Pete laughs and I can see it hurts him to do so. But, I see his eyes open and smile, because we've shared the experience of this story. Both of us thinking and knowing the pun, “Who gets into a boxing match with a lit cigar in his mouth?”
So, I ask him the same question, “What's your favorite Bukowski story?” My eyes sparkle as much as they can.
Pete, says, “The Most Beautiful Woman in Town”
And we both kind of shudder.
Me: “Yep, that's a winner for sure. We all love Cass, right?” I say, trying to veer us off the cliff I'm certain we're on.
And there's a bit of silence now in this early morning LA air. It's clear, we both know this story far too well.
To shake us out, I say, “The best part of that story, I'll never forget, is the line, “She was like liquid moving fire.”

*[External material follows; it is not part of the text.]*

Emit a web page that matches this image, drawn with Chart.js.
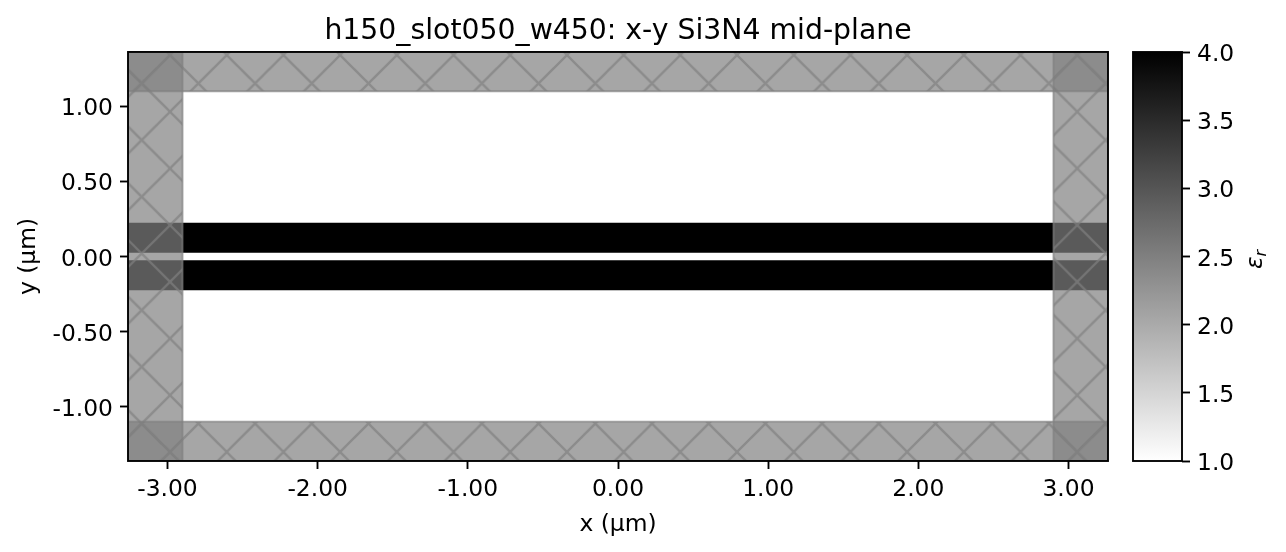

A part of my life I will never forget in front of that library - Pete looks longingly and asks me, ”Why would a totally beautiful woman put a hat pin through her nose? Why would she keep slitting her throat with a beer bottle?”
It's a very difficult and painful question.
Not one I need now, actually.
I tell Pete, “My take is the story is about the tyranny of external beauty and how many cannot see or acknowledge their inner radiance.”
Our heads are hanging a bit now. Just to think to the power of this story. At this time, at this place, we are bibliophiles savoring the same hit.
Pete breaks the reverence that coincides with the opening bell of the Los Angeles Public Library.
A sanctuary for us both.
Me, “Nice meeting you Pete. Who would have known?”
Pete, “Dude, you're so going to score right now. Trust me.” “Hey!” he screams from the front bathroom walls, “Trust me.”
And Pete was right. I walked up with my card, showed my ID and I scored.